Der Löwe wartet auf dich
Was für Storys, was für Stimmungen: Ein Mann wird zum Hund, weil er dann besser durchs Leben kommt. Ein Zug bleibt stehen, und draußen hält die Polizei die Menge davon ab, den Zug zu stürmen – so lange, bis man hinausbegleitet und selbst Teil der Menge wird. Ein Mann erbt ein Haus und findet darin eine Springmaus, die er heiratet, auf dem Standesamt in Weiß, als wäre das ganz normal. Eine Religionsgemeinschaft warnt vor den »schwarzen Schnegeln«, die mit ihren »Raspelzungen und Giftdrüsen« dem Urmeer entsprungen sind und die die Erde mit »ihren Gelegen« mittels »Selbstbefruchtung« bis zum Weltuntergang durchsetzen – ein großer Unsinn, bis man sie unterm Dachboden hört. Ein Hypnotiseur überzeugt den Erzähler, ein Tier zu sein: »Geh zurück zum Gehege! Klettere über die Brüstung! Schwimm durch den Graben! Der Löwe wartet auf dich. Er ist dein Bruder« – und dieser glaubt es und macht alles. Klingt wie Franz Kafka oder Roald Dahl auf LSD oder auf Pilzen – und auch von diesen Gebräuchen legt Ludwig Lugmeier Zeugnis ab in seinen geradezu klassisch formulierten »abseitigen Geschichten«, die einen schaudern machen im lächelnden Gesicht.
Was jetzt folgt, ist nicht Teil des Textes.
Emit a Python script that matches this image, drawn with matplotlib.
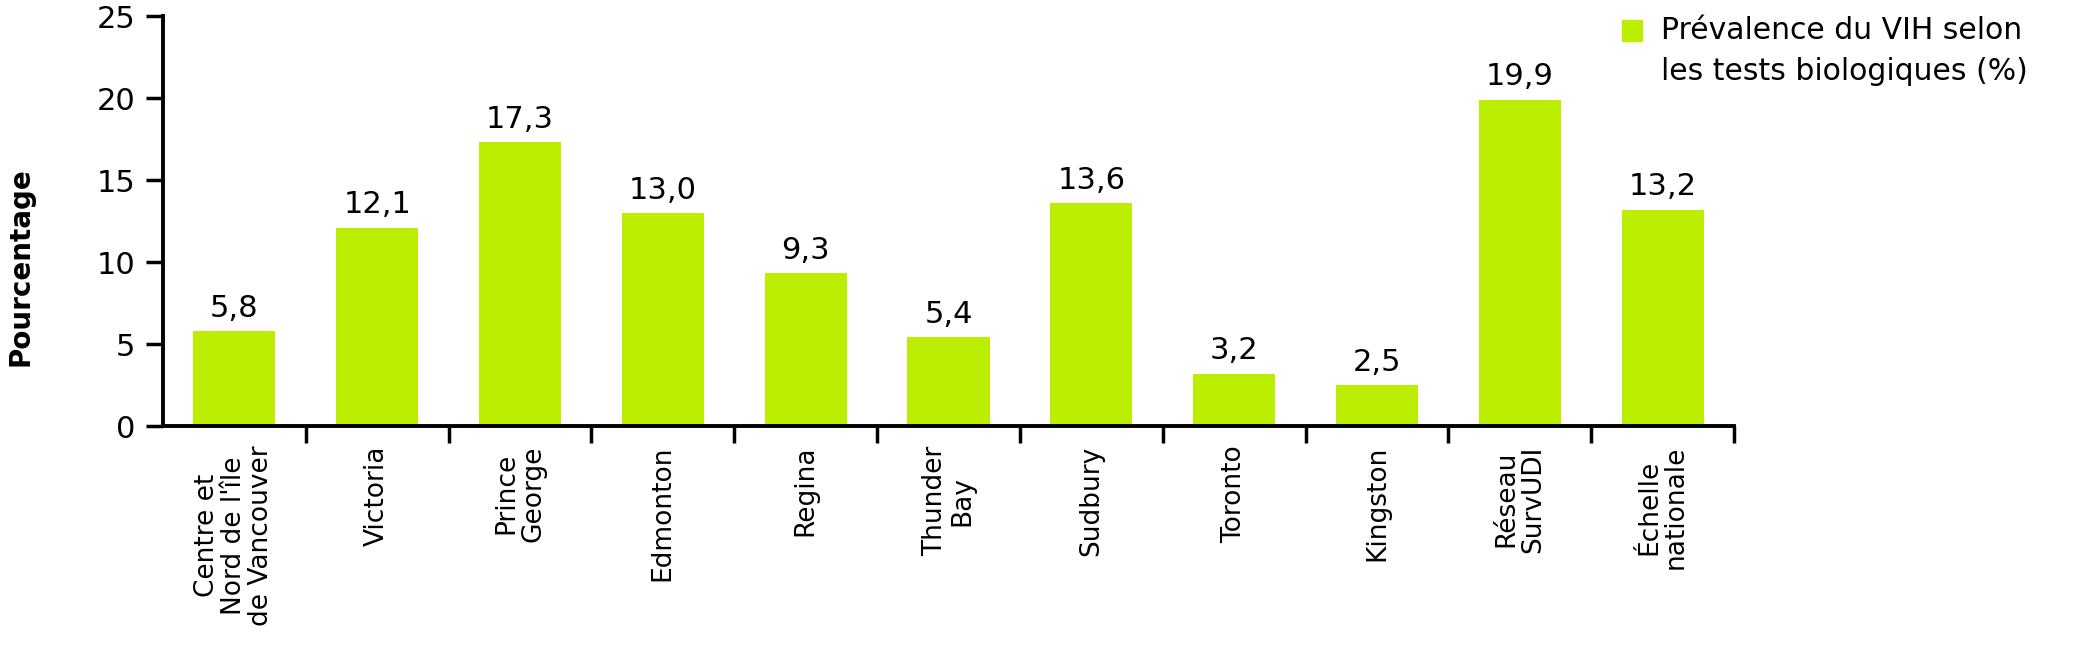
import matplotlib
matplotlib.use("Agg")
import matplotlib.pyplot as plt
from matplotlib.patches import Rectangle
import numpy as np

# data
sites = ["Centre et\nNord de l'île\nde Vancouver", "Victoria", "Prince\nGeorge",
         "Edmonton", "Regina", "Thunder\nBay", "Sudbury", "Toronto",
         "Kingston", "Réseau\nSurvUDI", "Échelle\nnationale"]
prevalence = [5.8, 12.1, 17.3, 13.0, 9.3, 5.4, 13.6, 3.2, 2.5, 19.9, 13.2]
yticks = [0, 5, 10, 15, 20, 25]
series_label = "Prévalence du VIH selon\nles tests biologiques (%)"
bar_color = '#BBEE00'

plt.rcParams['font.family'] = ['DejaVu Sans']

W, H = 2096, 650
fig = plt.figure(figsize=(W / 100, H / 100), dpi=100)
ax = fig.add_axes([163 / W, 1 - 426 / H, (1734 - 163) / W, (426 - 16) / H])

x = np.arange(len(sites))
ax.bar(x, prevalence, width=0.575, color=bar_color)

# value labels above bars
for xi, v in zip(x, prevalence):
    ax.text(xi, v + 0.5, f"{v:.1f}".replace('.', ','), ha='center', va='bottom',
            fontsize=22)

ax.set_xlim(-0.5, len(sites) - 0.5)
ax.set_ylim(0, 25)
ax.set_yticks(yticks)
ax.set_yticklabels([str(t) for t in yticks], fontsize=22)

# category labels centred, ticks on the boundaries
ax.set_xticks(x)
ax.set_xticklabels(sites, rotation=90, fontsize=19, linespacing=1.05, va='top')
ax.tick_params(axis='x', which='major', length=0, pad=14)
ax.set_xticks(np.arange(0.5, len(sites), 1), minor=True)
ax.tick_params(axis='x', which='minor', length=12, width=2.5, direction='out')
ax.tick_params(axis='y', length=12, width=2.5, direction='out', pad=8)

for side in ['top', 'right']:
    ax.spines[side].set_visible(False)
for side in ['left', 'bottom']:
    ax.spines[side].set_linewidth(2.8)

ax.set_ylabel('Pourcentage', fontsize=20, fontweight='bold')
ax.yaxis.set_label_coords(-0.082, 0.388)

# legend: square key aligned with the first line of the label
fig.patches.append(Rectangle((1622 / W, 1 - 41 / H), 20 / W, 21 / H,
                             transform=fig.transFigure, color=bar_color))
fig.text(1661 / W, 1 - 16 / H, series_label, fontsize=21.5, va='top',
         ha='left', linespacing=1.5)

fig.savefig('out.png', dpi=100)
Bis man auch der Meinung ist, dass sich im Schrank jemand versteckt haben könnte: Hat man nicht eben Geräusche gehört? »Wenn ich daran denke, laufen mir kalte Schauer den Rücken hinunter. Ich weiß, ich werde nie wieder auf dem Bett ausgestreckt den Abend genießen. Damit ist es vorbei.«
Ludwig Lugmeier: So der Herr mit Zylinder. Abseitige Geschichten. Verlag Expeditionen, 150 S., br., 15 €.